Network engineers tweak the cost for OSPF routing for preferring faster links. The default cost for any link over 100Mbps is currently 1.
So traffic going over a 10Gbps link would have the same cost as going over a 100Mbps link. Changing the cost metric allows support for sending data over the preferred faster links.
:wtf:
Ahhh yeah I got lazer-focused on TIMERS which I loathe toying with. TIMERS isn't really metrics.
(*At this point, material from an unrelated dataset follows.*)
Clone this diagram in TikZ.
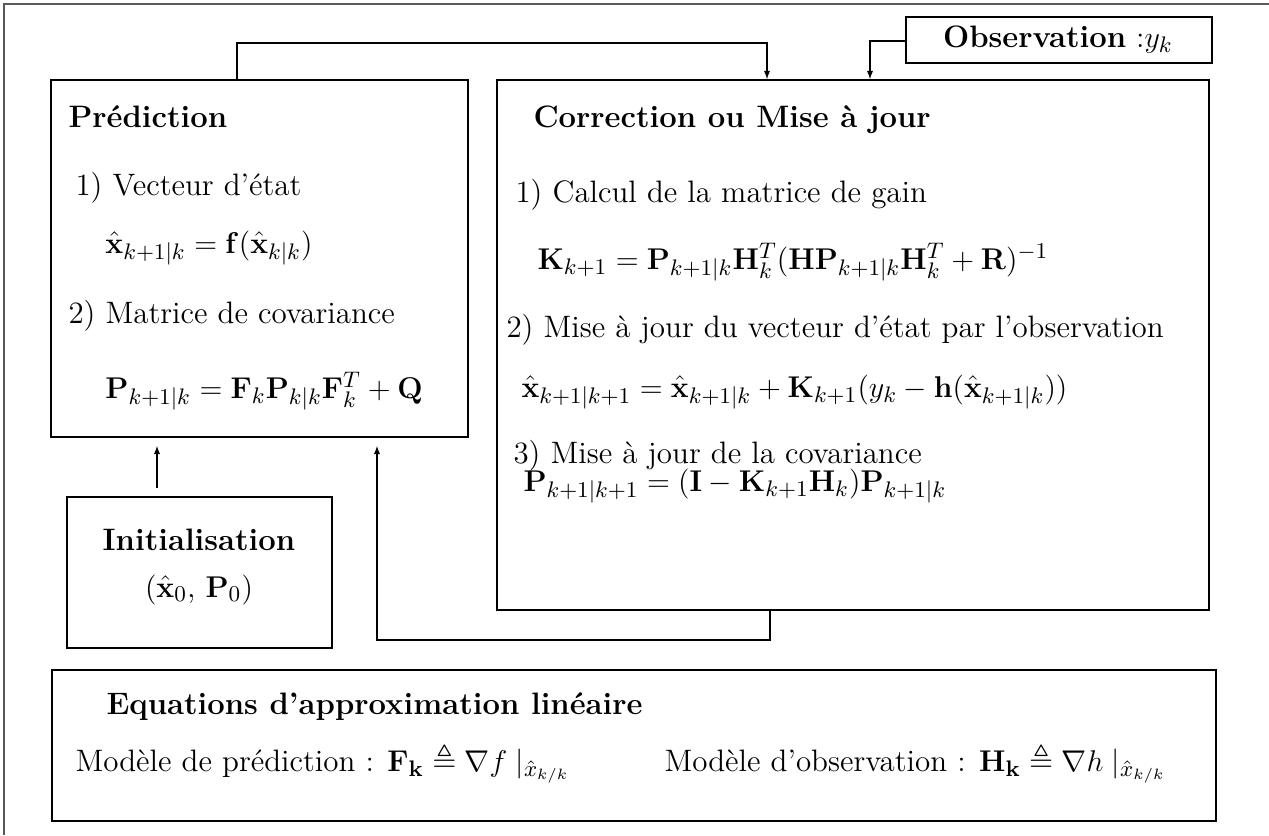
\documentclass[tikz,border=0pt]{standalone}
\usepackage{amsmath,amssymb}
\usetikzlibrary{fit,arrows.meta}
\begin{document}
\begin{tikzpicture}[x=0.4pt,y=-0.4pt,
  box/.style={draw, line width=0.5pt, inner sep=0pt},
  txt/.style={anchor=base west, inner sep=0pt, font=\fontsize{12.4}{14.9}\selectfont},
  ctxt/.style={anchor=base, inner sep=0pt, font=\fontsize{12.4}{14.9}\selectfont},
  arr/.style={line width=0.5pt, -{Latex[length=3.4pt,width=2.5pt]}},
  frame/.style={line width=0.8pt, black!65}]
\useasboundingbox (0,0) rectangle (1269,835);
\draw[frame] (4,835) -- (4,4) -- (1269,4);

% boxes
\node[box, fit={(51,80) (468,437)}] (pred) {};
\node[box, fit={(497,80) (1209,610)}] (corr) {};
\node[box, fit={(906,17) (1212,63)}] (obs) {};
\node[box, fit={(67,497) (332,648)}] (init) {};
\node[box, fit={(52,670) (1216,821)}] (lin) {};

% prediction texts
\node[txt] (pt) at (68,127) {\textbf{Prédiction}};
\node[txt] (p1) at (75,195) {1) Vecteur d’état};
\node[txt] (p2) at (105,253) {$\hat{\mathbf{x}}_{k+1|k} = \mathbf{f}(\hat{\mathbf{x}}_{k|k})$};
\node[txt] (p3) at (68,323) {2) Matrice de covariance};
\node[txt] (p4) at (105,398) {$\mathbf{P}_{k+1|k} = \mathbf{F}_k\mathbf{P}_{k|k}\mathbf{F}_k^T + \mathbf{Q}$};

% correction texts
\node[txt] (ct) at (533,127) {\textbf{Correction ou Mise à jour}};
\node[txt] (c1) at (515,202) {1) Calcul de la matrice de gain};
\node[txt] (c2) at (537,269) {$\mathbf{K}_{k+1} = \mathbf{P}_{k+1|k}\mathbf{H}_k^T(\mathbf{H}\mathbf{P}_{k+1|k}\mathbf{H}_k^T+\mathbf{R})^{-1}$};
\node[txt] (c3) at (506,337) {2) Mise à jour du vecteur d’état par l’observation};
\node[txt] (c4) at (521,397) {$\hat{\mathbf{x}}_{k+1|k+1} = \hat{\mathbf{x}}_{k+1|k} + \mathbf{K}_{k+1}(y_k - \mathbf{h}(\hat{\mathbf{x}}_{k+1|k}))$};
\node[txt] (c5) at (513,463) {3) Mise à jour de la covariance};
\node[txt] (c6) at (523,491) {$\mathbf{P}_{k+1|k+1} = (\mathbf{I} - \mathbf{K}_{k+1}\mathbf{H}_k)\mathbf{P}_{k+1|k}$};

% observation
\node[ctxt] (ot) at (1058,47) {\textbf{Observation} :$y_k$};

% initialisation
\node[ctxt] (it) at (199,550) {\textbf{Initialisation}};
\node[ctxt] (iv) at (199,597) {$(\hat{\mathbf{x}}_0$, $\mathbf{P}_0)$};

% linear approximation
\node[txt] (lt) at (106,714) {\textbf{Equations d’approximation linéaire}};
\node[txt] (ll) at (75,771) {Modèle de prédiction : $\mathbf{F_k} \triangleq \nabla f \mid_{\hat{x}_{k/k}}$};
\node[txt] (lr) at (664,771) {Modèle d’observation : $\mathbf{H_k} \triangleq \nabla h \mid_{\hat{x}_{k/k}}$};

% connectors
\coordinate (a1) at (237,43);
\coordinate (a2) at (767,43);
\draw[arr] (pred.north -| a1) -- (a1) -- (a2) -- (corr.north -| a2);
\coordinate (b1) at (870,41);
\draw[arr] (obs.west |- b1) -- (b1) -- (corr.north -| b1);
\coordinate (i1) at (157,0);
\draw[arr, shorten <=3.2pt, shorten >=3.2pt] (init.north -| i1) -- (pred.south -| i1);
\coordinate (f1) at (770,640);
\coordinate (f2) at (377,640);
\draw[arr, shorten >=3.2pt] (corr.south -| f1) -- (f1) -- (f2) -- (pred.south -| f2);
\end{tikzpicture}
\end{document}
Yes, tweaking routing metrics is a common exercise for traffic engineering:
- I want this flow to go this way while this other flow goes a different way, but I still want both paths available for HA
- I want corp traffic to take the faster path, but my less-important R&D traffic to take this slower path as to not hinder corp traffic - but again I need both paths available to either traffic for HA.
etc... etc..
Does one generally tweak metrics in conjunction with QoS or are those kept separate concerns?
Quote from: deanwebb on December 15, 2016, 12:17:04 PM
Does one generally tweak metrics in conjunction with QoS or are those kept separate concerns?
one may tweak a metric using a PBR to have the VOIP traffic take a faster path to a destination to keep the latency lower.
but generally routing table's and interface QoS are ships in the night.